▸ THE TASK: Identify the lines that include the word "matplotlib", then copy all of them.

▸ STORED DATA:
* begin *
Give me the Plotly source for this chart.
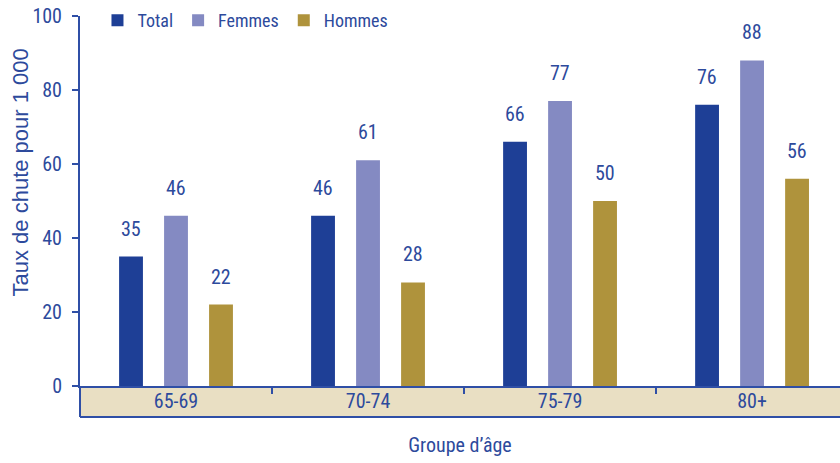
* end *
* begin *
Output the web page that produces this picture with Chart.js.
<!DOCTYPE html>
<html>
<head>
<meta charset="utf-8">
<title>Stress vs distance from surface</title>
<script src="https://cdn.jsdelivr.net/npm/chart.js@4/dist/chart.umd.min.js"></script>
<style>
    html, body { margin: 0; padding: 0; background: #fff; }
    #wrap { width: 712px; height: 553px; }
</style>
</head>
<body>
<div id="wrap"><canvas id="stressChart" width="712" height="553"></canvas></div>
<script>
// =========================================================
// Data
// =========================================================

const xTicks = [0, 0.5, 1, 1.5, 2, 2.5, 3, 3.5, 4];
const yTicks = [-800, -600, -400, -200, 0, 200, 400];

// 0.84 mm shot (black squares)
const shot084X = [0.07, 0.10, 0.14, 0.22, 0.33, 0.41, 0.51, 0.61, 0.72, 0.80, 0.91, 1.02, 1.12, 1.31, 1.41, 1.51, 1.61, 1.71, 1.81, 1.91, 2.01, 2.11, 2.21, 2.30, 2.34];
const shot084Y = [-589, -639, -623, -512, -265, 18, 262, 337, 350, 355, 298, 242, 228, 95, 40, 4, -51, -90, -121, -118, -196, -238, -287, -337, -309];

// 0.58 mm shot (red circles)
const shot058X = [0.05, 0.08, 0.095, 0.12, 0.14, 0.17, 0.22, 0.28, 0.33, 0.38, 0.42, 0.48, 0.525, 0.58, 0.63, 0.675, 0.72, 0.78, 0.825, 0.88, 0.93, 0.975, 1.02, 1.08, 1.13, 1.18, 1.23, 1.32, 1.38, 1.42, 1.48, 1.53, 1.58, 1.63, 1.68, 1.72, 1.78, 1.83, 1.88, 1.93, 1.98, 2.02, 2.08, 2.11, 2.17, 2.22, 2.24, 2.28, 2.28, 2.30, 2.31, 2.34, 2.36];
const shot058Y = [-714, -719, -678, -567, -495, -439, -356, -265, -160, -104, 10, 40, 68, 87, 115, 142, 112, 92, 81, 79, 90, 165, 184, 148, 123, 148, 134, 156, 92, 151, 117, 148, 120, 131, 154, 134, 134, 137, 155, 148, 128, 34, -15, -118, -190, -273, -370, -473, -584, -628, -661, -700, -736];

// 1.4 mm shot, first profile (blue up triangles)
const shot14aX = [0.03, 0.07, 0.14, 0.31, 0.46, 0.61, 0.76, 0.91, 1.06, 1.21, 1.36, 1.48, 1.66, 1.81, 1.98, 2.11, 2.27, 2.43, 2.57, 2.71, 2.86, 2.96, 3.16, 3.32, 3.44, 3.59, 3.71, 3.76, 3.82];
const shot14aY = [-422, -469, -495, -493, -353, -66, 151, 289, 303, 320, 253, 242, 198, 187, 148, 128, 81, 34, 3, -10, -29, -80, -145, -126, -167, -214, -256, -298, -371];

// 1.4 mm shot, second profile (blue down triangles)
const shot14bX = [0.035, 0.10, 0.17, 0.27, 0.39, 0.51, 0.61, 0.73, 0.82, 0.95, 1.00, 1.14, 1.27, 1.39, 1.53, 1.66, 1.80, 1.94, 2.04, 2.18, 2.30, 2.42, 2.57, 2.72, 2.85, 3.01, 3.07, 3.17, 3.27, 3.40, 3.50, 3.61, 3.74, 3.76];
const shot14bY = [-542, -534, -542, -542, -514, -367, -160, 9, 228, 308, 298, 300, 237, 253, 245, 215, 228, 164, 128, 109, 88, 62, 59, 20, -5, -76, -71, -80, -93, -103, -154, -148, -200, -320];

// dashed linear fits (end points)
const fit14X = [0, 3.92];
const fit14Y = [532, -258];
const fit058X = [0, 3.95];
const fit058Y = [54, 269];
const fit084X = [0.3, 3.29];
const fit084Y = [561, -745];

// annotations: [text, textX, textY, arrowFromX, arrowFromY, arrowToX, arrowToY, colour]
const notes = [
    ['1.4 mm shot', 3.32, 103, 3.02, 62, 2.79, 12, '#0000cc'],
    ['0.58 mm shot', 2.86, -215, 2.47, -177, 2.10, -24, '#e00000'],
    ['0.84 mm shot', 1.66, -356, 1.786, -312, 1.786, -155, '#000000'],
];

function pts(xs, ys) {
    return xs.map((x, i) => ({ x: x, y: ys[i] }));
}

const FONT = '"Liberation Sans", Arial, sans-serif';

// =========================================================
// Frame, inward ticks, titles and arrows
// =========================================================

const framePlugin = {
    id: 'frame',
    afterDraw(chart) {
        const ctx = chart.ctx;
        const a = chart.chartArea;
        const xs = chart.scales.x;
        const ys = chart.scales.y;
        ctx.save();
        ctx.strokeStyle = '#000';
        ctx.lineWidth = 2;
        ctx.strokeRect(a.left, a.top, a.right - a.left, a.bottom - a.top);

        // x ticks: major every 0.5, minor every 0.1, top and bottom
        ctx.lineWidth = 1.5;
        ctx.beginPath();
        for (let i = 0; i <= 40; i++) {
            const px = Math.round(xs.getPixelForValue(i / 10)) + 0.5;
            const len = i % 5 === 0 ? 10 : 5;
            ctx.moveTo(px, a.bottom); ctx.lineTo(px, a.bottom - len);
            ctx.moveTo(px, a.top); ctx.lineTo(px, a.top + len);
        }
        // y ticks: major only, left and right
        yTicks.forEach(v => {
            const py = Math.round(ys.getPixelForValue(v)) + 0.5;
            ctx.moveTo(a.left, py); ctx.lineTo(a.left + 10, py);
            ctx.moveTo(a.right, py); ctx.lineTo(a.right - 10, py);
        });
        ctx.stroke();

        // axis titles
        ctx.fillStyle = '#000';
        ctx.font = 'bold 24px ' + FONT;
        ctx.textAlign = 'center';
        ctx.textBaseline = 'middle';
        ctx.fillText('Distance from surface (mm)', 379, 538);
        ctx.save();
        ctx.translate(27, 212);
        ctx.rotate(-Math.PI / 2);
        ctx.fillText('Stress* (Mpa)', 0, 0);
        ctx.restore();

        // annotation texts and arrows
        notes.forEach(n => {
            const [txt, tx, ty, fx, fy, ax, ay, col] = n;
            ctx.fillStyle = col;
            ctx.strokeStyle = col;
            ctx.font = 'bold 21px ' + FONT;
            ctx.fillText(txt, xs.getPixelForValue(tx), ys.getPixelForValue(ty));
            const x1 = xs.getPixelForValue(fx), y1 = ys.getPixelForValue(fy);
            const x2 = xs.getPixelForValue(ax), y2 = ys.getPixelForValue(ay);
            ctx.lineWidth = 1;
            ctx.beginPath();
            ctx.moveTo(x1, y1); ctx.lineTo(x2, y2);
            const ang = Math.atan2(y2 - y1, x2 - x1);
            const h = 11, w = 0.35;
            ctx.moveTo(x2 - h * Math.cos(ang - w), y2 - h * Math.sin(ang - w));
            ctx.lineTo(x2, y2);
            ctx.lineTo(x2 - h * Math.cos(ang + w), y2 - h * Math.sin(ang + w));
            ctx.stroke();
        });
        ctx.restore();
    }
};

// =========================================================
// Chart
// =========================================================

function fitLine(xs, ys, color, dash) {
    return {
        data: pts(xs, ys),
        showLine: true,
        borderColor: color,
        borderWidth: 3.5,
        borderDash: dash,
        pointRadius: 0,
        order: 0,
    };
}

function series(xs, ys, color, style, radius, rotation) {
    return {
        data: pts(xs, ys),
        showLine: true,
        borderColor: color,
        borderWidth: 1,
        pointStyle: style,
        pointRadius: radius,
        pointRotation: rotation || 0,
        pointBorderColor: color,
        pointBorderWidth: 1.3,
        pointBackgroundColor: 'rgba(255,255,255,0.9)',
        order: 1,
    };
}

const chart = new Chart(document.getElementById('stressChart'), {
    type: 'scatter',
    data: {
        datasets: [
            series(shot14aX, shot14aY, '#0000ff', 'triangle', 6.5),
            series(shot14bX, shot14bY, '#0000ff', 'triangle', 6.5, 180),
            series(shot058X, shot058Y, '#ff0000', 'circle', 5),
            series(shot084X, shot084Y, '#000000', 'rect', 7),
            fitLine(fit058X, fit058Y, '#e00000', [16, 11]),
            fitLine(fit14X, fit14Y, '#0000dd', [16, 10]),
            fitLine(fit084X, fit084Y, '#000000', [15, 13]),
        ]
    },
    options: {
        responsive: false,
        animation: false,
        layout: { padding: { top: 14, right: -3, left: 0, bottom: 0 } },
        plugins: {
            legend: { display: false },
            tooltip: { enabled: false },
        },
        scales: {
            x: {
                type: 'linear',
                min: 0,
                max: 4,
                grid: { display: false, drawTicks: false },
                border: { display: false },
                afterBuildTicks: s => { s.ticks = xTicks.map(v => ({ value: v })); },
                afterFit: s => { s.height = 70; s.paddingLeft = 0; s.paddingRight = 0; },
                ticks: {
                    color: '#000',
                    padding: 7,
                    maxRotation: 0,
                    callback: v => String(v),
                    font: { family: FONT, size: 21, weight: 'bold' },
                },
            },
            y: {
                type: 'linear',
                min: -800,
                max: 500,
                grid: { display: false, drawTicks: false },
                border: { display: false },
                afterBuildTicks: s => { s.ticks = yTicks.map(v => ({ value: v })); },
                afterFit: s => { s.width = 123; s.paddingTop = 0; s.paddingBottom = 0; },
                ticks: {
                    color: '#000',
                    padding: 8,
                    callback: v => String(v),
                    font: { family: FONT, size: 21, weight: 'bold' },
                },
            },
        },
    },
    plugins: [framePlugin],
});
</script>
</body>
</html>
* end *
* begin *
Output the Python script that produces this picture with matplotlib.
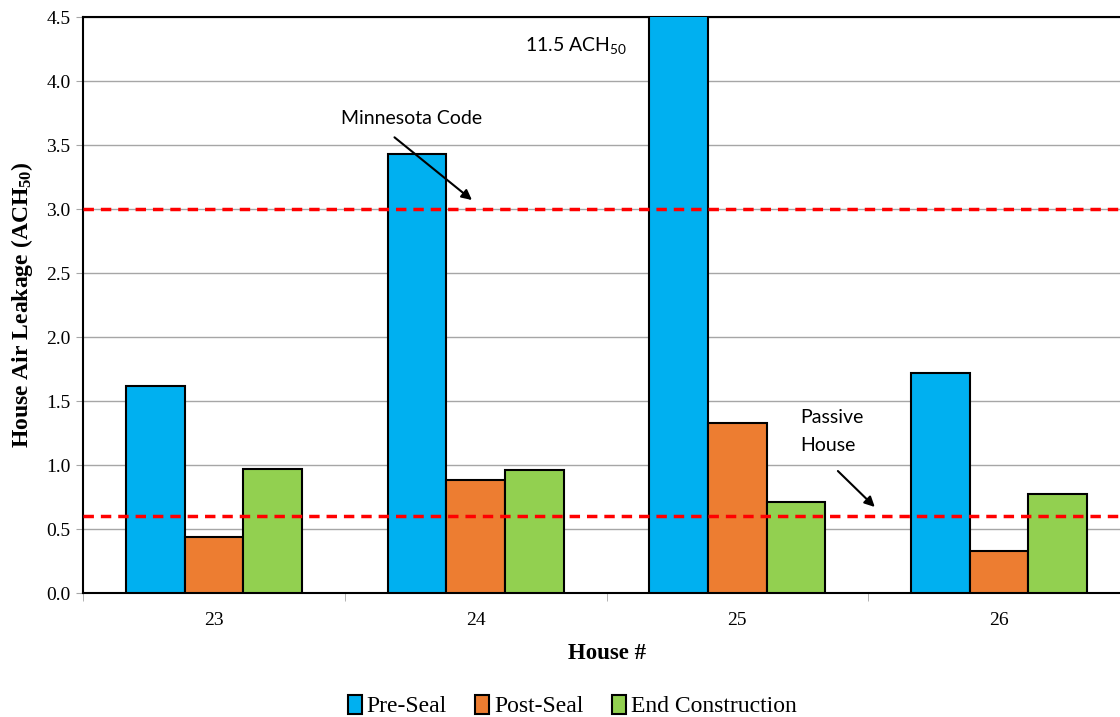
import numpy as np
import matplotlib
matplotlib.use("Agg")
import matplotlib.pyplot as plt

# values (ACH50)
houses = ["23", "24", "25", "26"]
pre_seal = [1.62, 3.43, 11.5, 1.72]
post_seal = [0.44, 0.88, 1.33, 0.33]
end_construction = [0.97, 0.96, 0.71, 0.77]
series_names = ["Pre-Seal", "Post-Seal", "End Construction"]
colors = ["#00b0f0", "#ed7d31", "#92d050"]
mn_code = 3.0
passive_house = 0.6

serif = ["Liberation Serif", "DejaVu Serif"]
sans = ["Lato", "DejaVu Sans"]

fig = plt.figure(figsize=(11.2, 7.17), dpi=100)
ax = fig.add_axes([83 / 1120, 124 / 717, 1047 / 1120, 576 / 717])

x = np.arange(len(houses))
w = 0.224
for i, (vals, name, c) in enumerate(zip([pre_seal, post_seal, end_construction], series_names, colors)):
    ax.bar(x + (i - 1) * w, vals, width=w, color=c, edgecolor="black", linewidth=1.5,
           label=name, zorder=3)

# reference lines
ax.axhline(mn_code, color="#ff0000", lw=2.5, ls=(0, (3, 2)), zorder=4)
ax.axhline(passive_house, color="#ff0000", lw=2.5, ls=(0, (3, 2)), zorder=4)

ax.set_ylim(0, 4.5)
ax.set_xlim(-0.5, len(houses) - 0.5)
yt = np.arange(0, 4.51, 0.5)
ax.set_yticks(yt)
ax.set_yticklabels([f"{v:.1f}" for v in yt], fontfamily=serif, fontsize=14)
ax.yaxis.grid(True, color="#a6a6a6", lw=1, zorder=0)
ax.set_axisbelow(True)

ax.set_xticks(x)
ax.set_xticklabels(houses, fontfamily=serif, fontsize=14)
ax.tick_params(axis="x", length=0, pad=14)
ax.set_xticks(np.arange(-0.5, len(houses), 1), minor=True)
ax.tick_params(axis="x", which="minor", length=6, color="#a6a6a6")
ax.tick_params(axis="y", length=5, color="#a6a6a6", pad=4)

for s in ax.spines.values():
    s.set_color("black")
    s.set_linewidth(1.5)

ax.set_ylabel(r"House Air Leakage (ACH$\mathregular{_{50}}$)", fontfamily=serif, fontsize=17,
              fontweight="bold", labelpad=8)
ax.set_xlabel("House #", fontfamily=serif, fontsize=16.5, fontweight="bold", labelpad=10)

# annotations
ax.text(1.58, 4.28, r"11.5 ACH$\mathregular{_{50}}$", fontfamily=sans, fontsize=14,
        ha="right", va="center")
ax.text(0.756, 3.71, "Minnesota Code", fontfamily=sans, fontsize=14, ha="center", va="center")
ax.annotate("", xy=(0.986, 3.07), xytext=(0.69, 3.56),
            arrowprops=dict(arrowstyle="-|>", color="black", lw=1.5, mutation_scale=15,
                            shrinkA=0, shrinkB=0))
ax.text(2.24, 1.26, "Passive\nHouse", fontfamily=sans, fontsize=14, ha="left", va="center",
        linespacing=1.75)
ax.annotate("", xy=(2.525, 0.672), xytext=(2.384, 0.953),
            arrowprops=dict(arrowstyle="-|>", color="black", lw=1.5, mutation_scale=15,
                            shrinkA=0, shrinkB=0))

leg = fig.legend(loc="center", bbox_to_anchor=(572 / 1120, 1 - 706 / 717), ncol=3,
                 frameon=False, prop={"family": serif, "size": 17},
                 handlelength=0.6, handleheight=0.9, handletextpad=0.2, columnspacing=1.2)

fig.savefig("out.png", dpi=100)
* end *
▸ EXERCISE ANSWER:
Output the Python script that produces this picture with matplotlib.
import matplotlib
matplotlib.use("Agg")
import matplotlib.pyplot as plt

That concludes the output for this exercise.